Creative directors (bless us all) are still meticulously micromanaging their designers. Replacing one sans serif with another barely distinguishable sans serif. Shifting text 1px to the left, then 1px back to the right after a coffee break. Meanwhile… the social graphics, intranet design and HR career fair flyers—you know, the stuff that actual customers and prospects see—are getting Frankensteined together by 5,000 Canva users across the org with vibes ranging from “kindergarten birthday invite” to “PowerPoint crimes against humanity.” Sure, we give them templates, but short of crazy gluing the logo to the upper right corner, I still saw all kinds of crazy brand felonies on social media.

Canva isn’t the problem.

Chaos is.

So how can we help the social media managers and other stakeholders to create great content they are proud of AND keep the freakin’ logo in the right place?

1. Build a Canva Brand Kit That Actually Works

Don’t just upload a logo and call it a day. Set up a real brand kit in Canva Pro:

  • Fonts (with hierarchy: headers, subheads, body)
  • Brand colors (organized by use, like primary/secondary/alerts)
  • Approved logo variations
  • Branded graphic elements (buttons, frames, overlays)

Then lock what needs locking and leave room for creative freedom. Think “coloring book with sharpie outlines,” not “free-for-all finger paint.”

Bonus points: Make sure they’re using the RIGHT templates on a quick Teams chat. What good are rules if they open their old files afterwards.
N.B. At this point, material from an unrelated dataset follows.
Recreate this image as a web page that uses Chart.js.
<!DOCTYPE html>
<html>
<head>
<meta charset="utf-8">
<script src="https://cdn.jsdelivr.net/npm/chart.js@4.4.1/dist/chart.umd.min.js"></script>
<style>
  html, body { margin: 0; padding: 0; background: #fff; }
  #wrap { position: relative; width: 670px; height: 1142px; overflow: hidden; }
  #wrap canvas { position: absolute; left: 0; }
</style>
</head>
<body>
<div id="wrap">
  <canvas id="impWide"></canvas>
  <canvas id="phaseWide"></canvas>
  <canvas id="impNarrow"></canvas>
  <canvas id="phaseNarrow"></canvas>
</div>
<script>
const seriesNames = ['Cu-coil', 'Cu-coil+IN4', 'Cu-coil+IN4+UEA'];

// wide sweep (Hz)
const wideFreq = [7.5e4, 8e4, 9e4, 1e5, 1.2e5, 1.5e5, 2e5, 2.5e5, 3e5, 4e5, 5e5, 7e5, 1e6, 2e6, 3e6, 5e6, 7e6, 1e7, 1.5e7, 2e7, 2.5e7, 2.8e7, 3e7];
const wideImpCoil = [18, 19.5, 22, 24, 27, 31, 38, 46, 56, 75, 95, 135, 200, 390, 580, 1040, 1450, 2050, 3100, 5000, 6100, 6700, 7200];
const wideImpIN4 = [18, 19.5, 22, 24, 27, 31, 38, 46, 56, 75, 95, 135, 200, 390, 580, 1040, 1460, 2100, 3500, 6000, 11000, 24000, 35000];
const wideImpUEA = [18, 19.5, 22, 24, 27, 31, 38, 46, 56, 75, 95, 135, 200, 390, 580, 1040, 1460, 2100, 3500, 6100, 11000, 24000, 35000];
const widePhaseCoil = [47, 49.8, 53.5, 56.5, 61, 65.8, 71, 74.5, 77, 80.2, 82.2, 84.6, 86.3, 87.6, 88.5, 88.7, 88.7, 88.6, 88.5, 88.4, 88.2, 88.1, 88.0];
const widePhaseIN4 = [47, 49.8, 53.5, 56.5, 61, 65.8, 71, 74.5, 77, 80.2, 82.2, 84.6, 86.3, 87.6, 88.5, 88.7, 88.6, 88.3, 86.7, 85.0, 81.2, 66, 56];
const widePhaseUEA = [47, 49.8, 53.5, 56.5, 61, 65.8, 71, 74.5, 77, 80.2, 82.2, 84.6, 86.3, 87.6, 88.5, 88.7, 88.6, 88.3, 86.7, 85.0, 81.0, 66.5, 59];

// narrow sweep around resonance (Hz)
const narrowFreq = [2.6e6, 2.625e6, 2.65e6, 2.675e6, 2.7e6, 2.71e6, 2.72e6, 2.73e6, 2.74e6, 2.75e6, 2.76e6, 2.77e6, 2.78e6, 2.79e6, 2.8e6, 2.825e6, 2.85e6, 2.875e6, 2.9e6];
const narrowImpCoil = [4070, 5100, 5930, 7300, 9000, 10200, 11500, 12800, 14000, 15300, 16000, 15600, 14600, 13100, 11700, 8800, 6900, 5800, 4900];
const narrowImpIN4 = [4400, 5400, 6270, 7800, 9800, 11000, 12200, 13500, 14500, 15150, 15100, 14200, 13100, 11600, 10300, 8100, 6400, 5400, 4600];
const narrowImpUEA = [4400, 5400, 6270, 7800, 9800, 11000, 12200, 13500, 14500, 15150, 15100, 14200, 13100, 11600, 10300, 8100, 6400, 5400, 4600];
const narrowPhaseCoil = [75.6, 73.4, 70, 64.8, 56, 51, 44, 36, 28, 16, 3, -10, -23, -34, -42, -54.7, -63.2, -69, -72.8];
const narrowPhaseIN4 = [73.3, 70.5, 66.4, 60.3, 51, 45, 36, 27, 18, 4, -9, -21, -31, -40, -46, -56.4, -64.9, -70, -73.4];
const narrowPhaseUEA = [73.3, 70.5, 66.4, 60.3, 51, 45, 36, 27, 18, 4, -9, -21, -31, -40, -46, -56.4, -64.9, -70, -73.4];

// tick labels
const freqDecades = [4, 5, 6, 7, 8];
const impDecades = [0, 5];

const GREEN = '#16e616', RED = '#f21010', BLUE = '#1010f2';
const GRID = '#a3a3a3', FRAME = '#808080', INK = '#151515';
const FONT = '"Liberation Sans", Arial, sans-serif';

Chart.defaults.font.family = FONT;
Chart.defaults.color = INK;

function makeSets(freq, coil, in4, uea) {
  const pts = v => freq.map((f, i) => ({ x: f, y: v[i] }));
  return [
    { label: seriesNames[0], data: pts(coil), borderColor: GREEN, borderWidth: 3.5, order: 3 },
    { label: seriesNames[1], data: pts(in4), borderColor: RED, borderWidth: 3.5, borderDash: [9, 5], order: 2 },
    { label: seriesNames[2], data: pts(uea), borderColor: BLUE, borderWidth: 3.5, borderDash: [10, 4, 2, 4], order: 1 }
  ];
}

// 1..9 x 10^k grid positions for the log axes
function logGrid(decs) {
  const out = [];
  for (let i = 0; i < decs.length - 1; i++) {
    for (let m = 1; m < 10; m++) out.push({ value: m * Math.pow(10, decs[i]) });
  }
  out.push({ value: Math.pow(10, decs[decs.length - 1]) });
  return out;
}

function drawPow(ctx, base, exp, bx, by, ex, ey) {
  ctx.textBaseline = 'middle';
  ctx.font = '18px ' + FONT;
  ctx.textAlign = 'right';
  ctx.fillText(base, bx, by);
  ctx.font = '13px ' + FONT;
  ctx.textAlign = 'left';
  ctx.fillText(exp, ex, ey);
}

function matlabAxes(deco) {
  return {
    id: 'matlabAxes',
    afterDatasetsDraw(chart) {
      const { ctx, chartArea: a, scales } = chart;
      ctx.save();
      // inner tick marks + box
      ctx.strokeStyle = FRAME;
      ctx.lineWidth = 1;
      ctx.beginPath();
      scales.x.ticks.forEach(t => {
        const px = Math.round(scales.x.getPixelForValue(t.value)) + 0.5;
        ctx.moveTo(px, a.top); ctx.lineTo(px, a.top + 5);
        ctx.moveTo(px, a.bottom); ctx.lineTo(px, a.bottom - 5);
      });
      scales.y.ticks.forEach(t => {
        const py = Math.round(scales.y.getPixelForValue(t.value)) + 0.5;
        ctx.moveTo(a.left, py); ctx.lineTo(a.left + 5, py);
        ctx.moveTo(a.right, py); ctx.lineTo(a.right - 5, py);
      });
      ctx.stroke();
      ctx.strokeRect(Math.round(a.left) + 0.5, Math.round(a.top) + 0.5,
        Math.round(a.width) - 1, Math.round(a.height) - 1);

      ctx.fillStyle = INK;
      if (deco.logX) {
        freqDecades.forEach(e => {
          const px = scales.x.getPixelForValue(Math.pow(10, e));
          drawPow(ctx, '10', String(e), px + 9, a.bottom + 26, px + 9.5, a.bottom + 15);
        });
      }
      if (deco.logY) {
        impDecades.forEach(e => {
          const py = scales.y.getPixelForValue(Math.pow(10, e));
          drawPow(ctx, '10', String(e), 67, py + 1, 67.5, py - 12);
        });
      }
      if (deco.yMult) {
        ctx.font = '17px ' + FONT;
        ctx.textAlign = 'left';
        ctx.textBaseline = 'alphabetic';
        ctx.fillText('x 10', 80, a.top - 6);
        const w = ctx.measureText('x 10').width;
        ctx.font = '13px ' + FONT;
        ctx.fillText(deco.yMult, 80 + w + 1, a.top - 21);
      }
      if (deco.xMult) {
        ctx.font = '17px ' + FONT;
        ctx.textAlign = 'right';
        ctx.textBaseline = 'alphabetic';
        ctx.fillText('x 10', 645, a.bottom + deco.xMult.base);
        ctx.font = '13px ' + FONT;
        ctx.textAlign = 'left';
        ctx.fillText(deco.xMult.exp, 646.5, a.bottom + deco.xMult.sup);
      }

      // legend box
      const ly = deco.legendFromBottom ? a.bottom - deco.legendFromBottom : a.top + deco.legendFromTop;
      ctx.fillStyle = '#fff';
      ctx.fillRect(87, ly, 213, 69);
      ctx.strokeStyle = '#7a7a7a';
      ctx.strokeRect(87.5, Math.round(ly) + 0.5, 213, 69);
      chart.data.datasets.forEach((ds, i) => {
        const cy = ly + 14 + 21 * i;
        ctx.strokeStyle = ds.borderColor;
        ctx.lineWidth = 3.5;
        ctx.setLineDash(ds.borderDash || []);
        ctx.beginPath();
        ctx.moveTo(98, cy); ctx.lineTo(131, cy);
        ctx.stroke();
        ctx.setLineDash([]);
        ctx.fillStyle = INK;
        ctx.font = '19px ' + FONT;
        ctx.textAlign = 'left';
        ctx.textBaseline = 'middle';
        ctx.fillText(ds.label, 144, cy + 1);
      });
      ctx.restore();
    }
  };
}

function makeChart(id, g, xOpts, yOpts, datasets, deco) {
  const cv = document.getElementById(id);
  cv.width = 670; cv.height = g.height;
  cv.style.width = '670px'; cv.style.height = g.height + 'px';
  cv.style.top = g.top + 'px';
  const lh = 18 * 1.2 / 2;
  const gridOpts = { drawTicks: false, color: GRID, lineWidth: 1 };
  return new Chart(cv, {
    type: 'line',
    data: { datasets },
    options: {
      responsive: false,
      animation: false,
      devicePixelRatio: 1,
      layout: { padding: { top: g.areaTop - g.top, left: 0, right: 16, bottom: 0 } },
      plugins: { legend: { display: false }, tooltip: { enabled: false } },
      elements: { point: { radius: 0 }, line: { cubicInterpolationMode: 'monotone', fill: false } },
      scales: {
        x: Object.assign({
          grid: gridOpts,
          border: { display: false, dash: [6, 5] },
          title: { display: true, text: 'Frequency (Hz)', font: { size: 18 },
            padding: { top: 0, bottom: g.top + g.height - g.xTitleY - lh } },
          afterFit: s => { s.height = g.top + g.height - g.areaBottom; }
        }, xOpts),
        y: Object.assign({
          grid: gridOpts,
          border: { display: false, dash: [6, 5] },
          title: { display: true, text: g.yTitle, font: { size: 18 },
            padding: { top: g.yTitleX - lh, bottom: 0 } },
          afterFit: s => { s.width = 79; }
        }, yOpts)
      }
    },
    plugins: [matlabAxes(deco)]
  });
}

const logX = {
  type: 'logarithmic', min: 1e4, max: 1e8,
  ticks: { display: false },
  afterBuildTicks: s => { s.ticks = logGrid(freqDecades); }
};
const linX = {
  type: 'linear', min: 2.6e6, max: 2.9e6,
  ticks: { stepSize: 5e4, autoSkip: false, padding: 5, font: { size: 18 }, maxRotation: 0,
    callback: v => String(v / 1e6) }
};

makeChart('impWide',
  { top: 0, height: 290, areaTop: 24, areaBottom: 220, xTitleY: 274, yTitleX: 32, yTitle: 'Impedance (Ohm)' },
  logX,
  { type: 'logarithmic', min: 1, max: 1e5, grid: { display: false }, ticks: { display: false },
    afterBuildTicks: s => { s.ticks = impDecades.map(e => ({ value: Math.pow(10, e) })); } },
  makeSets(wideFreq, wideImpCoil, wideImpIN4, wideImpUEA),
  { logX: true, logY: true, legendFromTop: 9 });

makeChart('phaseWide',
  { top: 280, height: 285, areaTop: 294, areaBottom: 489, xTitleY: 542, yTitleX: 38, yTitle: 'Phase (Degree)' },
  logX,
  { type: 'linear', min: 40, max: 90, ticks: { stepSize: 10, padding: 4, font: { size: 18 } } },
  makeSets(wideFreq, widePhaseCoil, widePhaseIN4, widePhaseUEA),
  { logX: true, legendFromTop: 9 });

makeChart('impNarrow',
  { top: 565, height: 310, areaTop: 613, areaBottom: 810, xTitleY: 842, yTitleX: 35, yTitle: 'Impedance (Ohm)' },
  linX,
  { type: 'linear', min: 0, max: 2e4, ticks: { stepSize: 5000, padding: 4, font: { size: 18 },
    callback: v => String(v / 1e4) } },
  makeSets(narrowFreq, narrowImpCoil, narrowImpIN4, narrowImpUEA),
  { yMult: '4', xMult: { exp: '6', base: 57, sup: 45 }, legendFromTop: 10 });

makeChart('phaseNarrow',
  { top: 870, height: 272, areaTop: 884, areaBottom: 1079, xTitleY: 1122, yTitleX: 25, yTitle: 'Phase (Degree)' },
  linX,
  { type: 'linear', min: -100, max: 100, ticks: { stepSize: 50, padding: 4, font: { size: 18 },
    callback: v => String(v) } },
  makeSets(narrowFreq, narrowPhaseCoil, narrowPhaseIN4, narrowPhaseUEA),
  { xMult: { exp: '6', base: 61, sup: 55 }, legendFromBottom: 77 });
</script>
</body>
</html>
2. Create Modular, Editable Templates

Social managers aren’t trying to go rogue—they’re trying to post quickly and often. So give them:

  • Pre-approved template sets for stories, reels covers, quote cards, carousels, etc.
  • Clear naming conventions (“Brand_Post_Quote_A,” “Brand_Reel_Cover_Alt1”)
  • Templates built with real-world use in mind (big text for mobile, room for last-minute headlines)

Bonus points: Add a quick-use “What Goes Where” guide baked into the design itself as a hidden layer or a downloadable cheat sheet.
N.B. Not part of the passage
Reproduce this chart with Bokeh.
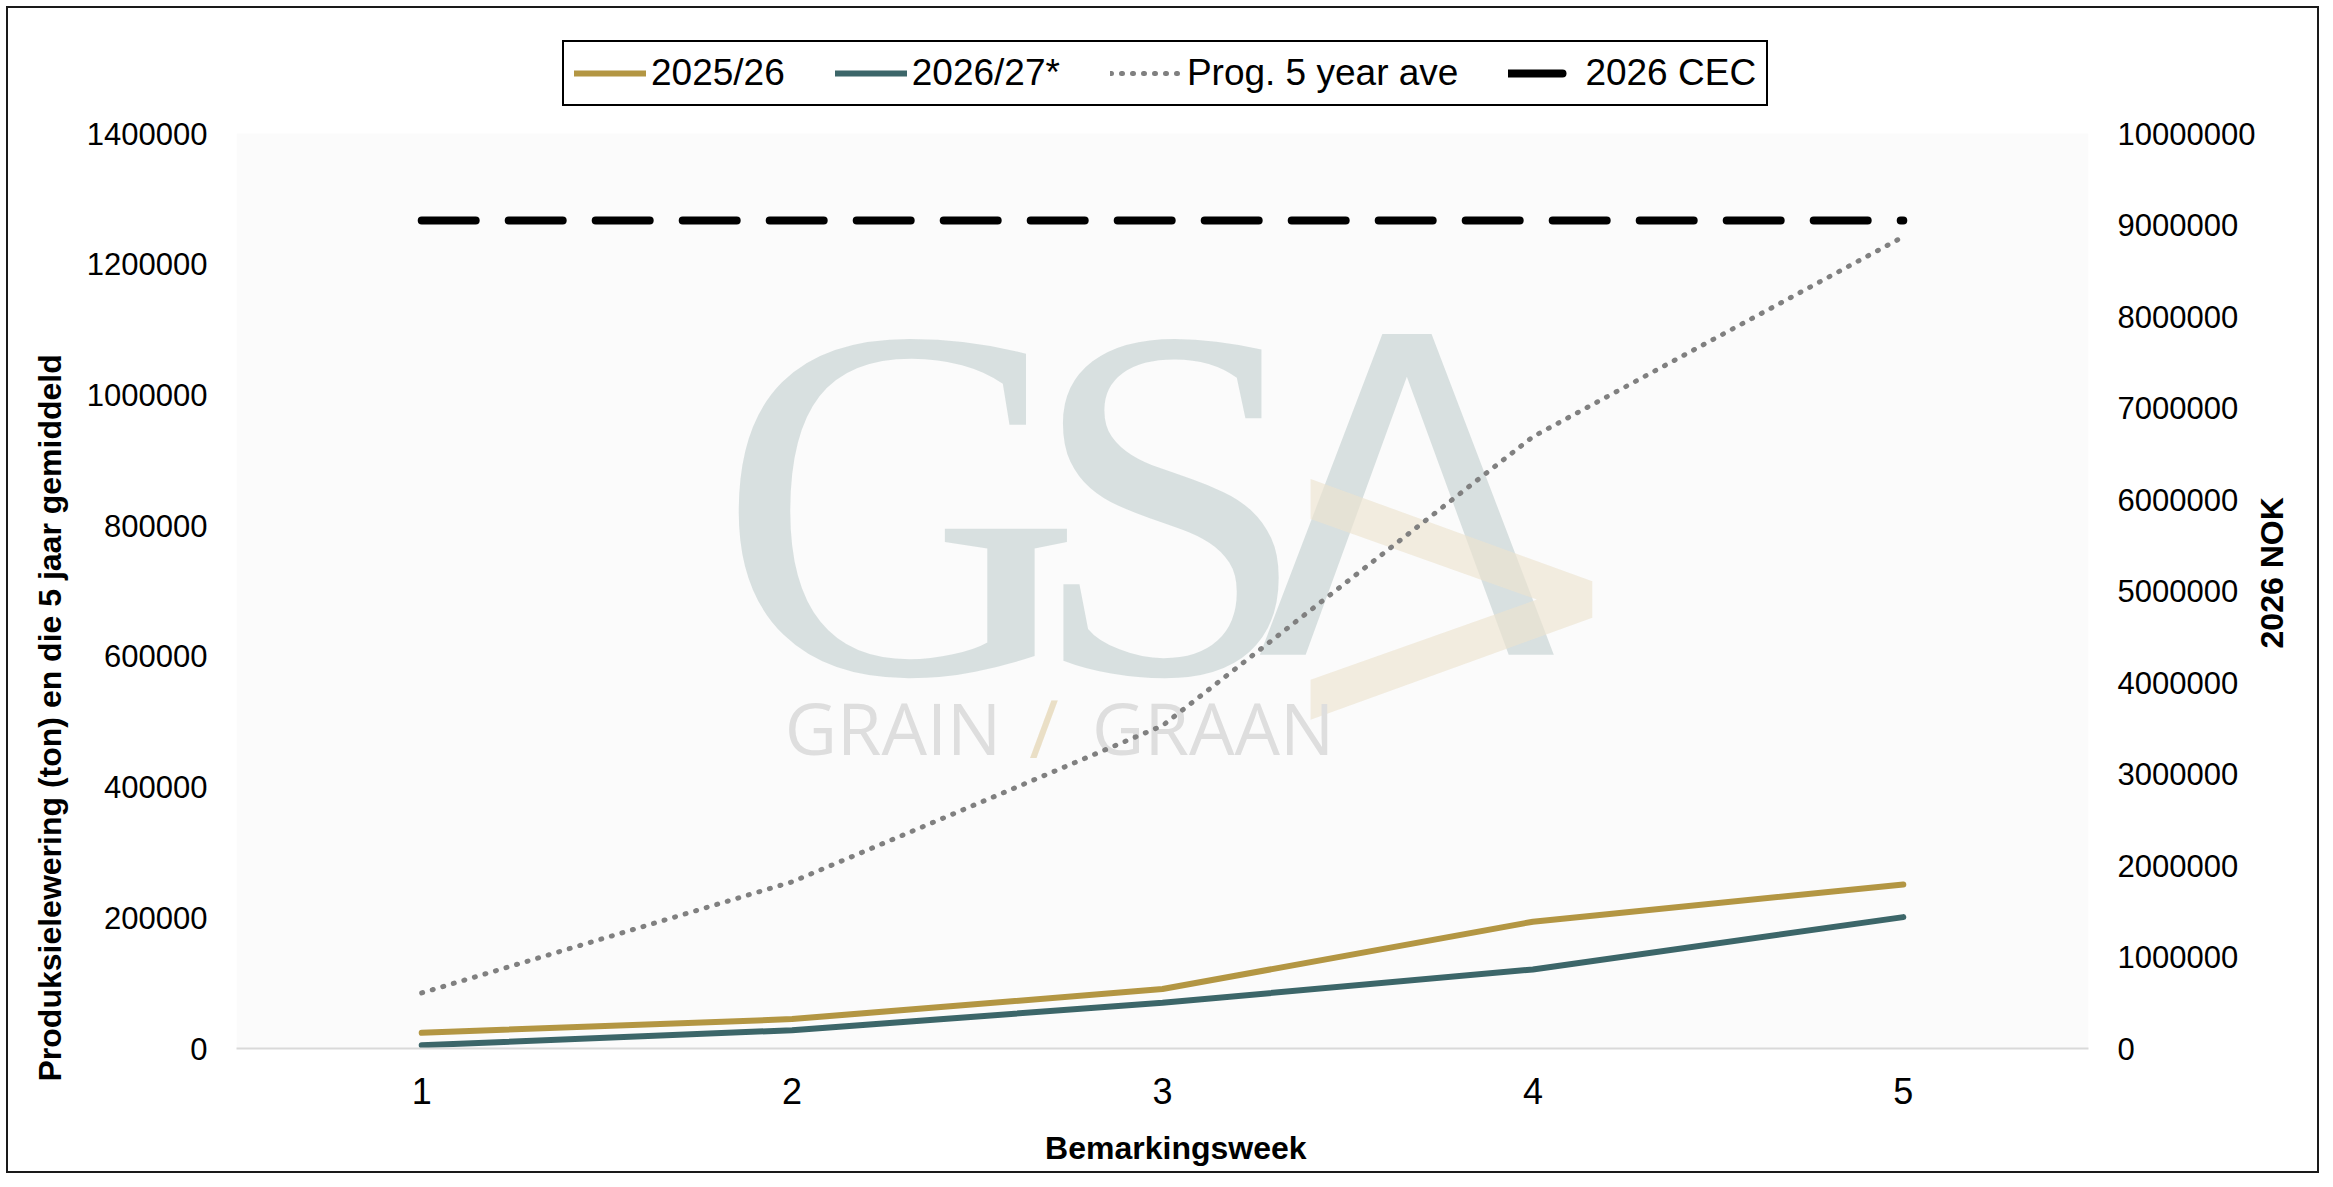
import math
from bokeh.plotting import figure
from bokeh.models import (Range1d, LinearAxis, FixedTicker, BasicTickFormatter,
                          Legend, LegendItem, BoxAnnotation)
from bokeh.core.properties import value
from bokeh.embed import file_html
from bokeh.resources import INLINE

# ---- data ----
weeks = [1, 2, 3, 4, 5]
season_2025_26 = [24000, 45000, 91000, 194000, 251000]
season_2026_27 = [5000, 28000, 70000, 121000, 201000]
prog_5yr_ave = [85000, 255000, 494000, 936000, 1242000]
cec_2026 = [9050000, 9050000, 9050000, 9050000, 9050000]   # right axis (2026 NOK)

left_ticks = [0, 200000, 400000, 600000, 800000, 1000000, 1200000, 1400000]
right_ticks = [0, 1000000, 2000000, 3000000, 4000000, 5000000,
               6000000, 7000000, 8000000, 9000000, 10000000]
LEFT_MAX = 1400000
RIGHT_MAX = 10000000

FONT = "Liberation Sans"
GOLD = "#B39643"
TEAL = "#3C6669"
GREY = "#808080"
NB = "\u00a0"

# frame is extended upward so the legend (drawn inside it) sits above the plot area
EXT = 1008 / 915

p = figure(width=2313, height=1167, output_backend="svg", toolbar_location=None,
           x_range=Range1d(0.5, 5.5), y_range=Range1d(0, LEFT_MAX * EXT),
           min_border_left=228, min_border_right=233,
           min_border_top=32, min_border_bottom=127)
p.styles = {"border": "2px solid #1a1a1a", "margin-left": "6px", "margin-top": "6px"}
p.extra_y_ranges = {"nok": Range1d(0, RIGHT_MAX * EXT)}
p.background_fill_color = "white"
p.border_fill_color = "white"
p.outline_line_color = None
p.xgrid.visible = False
p.ygrid.visible = False

# plot area shading (0 .. 1400000)
p.add_layout(BoxAnnotation(bottom=0, top=LEFT_MAX, fill_color="#FBFBFB",
                           fill_alpha=1.0, line_color=None, level="underlay"))

# ---- faint watermark (GSA Grain/Graan) ----
p.text(x=[1.80], y=[835000], text=["G"], text_font=value("Liberation Serif"),
       text_font_size="505px", text_color="#CFD9DA", text_alpha=0.8,
       text_align="left", text_baseline="middle")
p.text(x=[2.64], y=[835000], text=["S"], text_font=value("Liberation Serif"),
       text_font_size="505px", text_color="#CFD9DA", text_alpha=0.8,
       text_align="left", text_baseline="middle")
p.text(x=[3.66], y=[835000], text=["Λ"], text_font=value("DejaVu Sans"),
       text_font_size="440px", text_color="#CFD9DA", text_alpha=0.8,
       text_align="center", text_baseline="middle")
p.text(x=[3.78], y=[710000], text=[">"], text_font=value("DejaVu Sans"),
       text_font_size="450px", text_color="#EDE4CF", text_alpha=0.65,
       text_align="center", text_baseline="middle")
p.text(x=[1.98], y=[492000], text=["GRAIN"], text_font=value("Open Sans"),
       text_font_size="72px", text_color="#DEDEDE",
       text_align="left", text_baseline="middle")
p.text(x=[2.68], y=[492000], text=["/"], text_font=value("Open Sans"),
       text_font_size="80px", text_color="#EADFC6",
       text_align="center", text_baseline="middle")
p.text(x=[2.81], y=[492000], text=["GRAAN"], text_font=value("Open Sans"),
       text_font_size="72px", text_color="#DEDEDE",
       text_align="left", text_baseline="middle")

# ---- series ----
r_ave = p.line(weeks, prog_5yr_ave, line_color=GREY, line_width=5,
               line_dash="1 10", line_cap="round")
r_25 = p.line(weeks, season_2025_26, line_color=GOLD, line_width=6, line_cap="round")
r_26 = p.line(weeks, season_2026_27, line_color=TEAL, line_width=6, line_cap="round")
r_cec = p.line(weeks, cec_2026, y_range_name="nok", line_color="black",
               line_width=8, line_dash="54 33", line_cap="round")

# ---- axes ----
xa = p.xaxis[0]
xa.ticker = FixedTicker(ticks=weeks)
xa.axis_label = NB * 3 + "Bemarkingsweek"
xa.axis_line_color = "#D9D9D9"
xa.axis_line_width = 2
xa.major_tick_line_color = None
xa.minor_tick_line_color = None
xa.major_tick_out = 0
xa.major_label_standoff = 29
xa.major_label_text_font = FONT
xa.major_label_text_font_size = "36px"
xa.major_label_text_color = "black"
xa.axis_label_text_font = FONT
xa.axis_label_text_font_size = "32px"
xa.axis_label_text_font_style = "bold"
xa.axis_label_text_color = "black"
xa.axis_label_standoff = 23

ya = p.yaxis[0]
ya.ticker = FixedTicker(ticks=left_ticks)
ya.formatter = BasicTickFormatter(use_scientific=False)
ya.axis_label = "Produksielewering (ton) en die 5 jaar gemiddeld" + NB * 39
ya.axis_line_color = None
ya.major_tick_line_color = None
ya.minor_tick_line_color = None
ya.major_tick_out = 0
ya.major_label_standoff = 29
ya.major_label_text_font = FONT
ya.major_label_text_font_size = "31px"
ya.major_label_text_color = "black"
ya.axis_label_text_font = FONT
ya.axis_label_text_font_size = "32px"
ya.axis_label_text_font_style = "bold"
ya.axis_label_text_color = "black"
ya.axis_label_standoff = 16

right_label = "2026 NOK"
ra = LinearAxis(y_range_name="nok", ticker=FixedTicker(ticks=right_ticks),
                formatter=BasicTickFormatter(use_scientific=False))
ra.axis_line_color = None
ra.major_tick_line_color = None
ra.minor_tick_line_color = None
ra.major_tick_out = 0
ra.major_label_standoff = 29
ra.major_label_text_font = FONT
ra.major_label_text_font_size = "31px"
ra.major_label_text_color = "black"
ra.axis_label_text_font = FONT
ra.axis_label_text_font_size = "32px"
ra.axis_label_text_font_style = "bold"
ra.axis_label_text_color = "black"
ra.axis_label_standoff = 14
props = ra.properties()
if "axis_label_orientation" in props:
    ra.axis_label_orientation = math.pi / 2
if "axis_label_align" in props:
    ra.axis_label_align = "start"
    ra.axis_label = NB * 45 + right_label
else:
    ra.axis_label = right_label
p.add_layout(ra, "right")

# ---- legend ----
legend = Legend(items=[
    LegendItem(label="2025/26", renderers=[r_25]),
    LegendItem(label="2026/27*", renderers=[r_26]),
    LegendItem(label="Prog. 5 year ave", renderers=[r_ave]),
    LegendItem(label="2026 CEC", renderers=[r_cec]),
], orientation="horizontal", location=(326, 942),
    border_line_color="black", border_line_width=2, border_line_alpha=1.0,
    padding=10, spacing=50, margin=0,
    glyph_width=72, glyph_height=30, label_standoff=5,
    label_text_font=FONT, label_text_font_size="37px",
    label_text_color="black",
    background_fill_color="white", background_fill_alpha=1.0)
p.add_layout(legend)

open("out.html", "w").write(file_html(p, INLINE))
3. Offer Micro Office Hours or “Brand Police” Slack Time

Instead of waiting for disaster to strike, be proactive:

  • Set up a weekly 30-minute open session for “Is this on-brand?” questions
  • Or dedicate a Slack channel for approvals, fast feedback, or template tweaks

This way, social managers aren’t guessing—or worse—avoiding you altogether because approvals feel slow or intimidating.

Bonus Points: Don’t schedule for Friday at 4pm.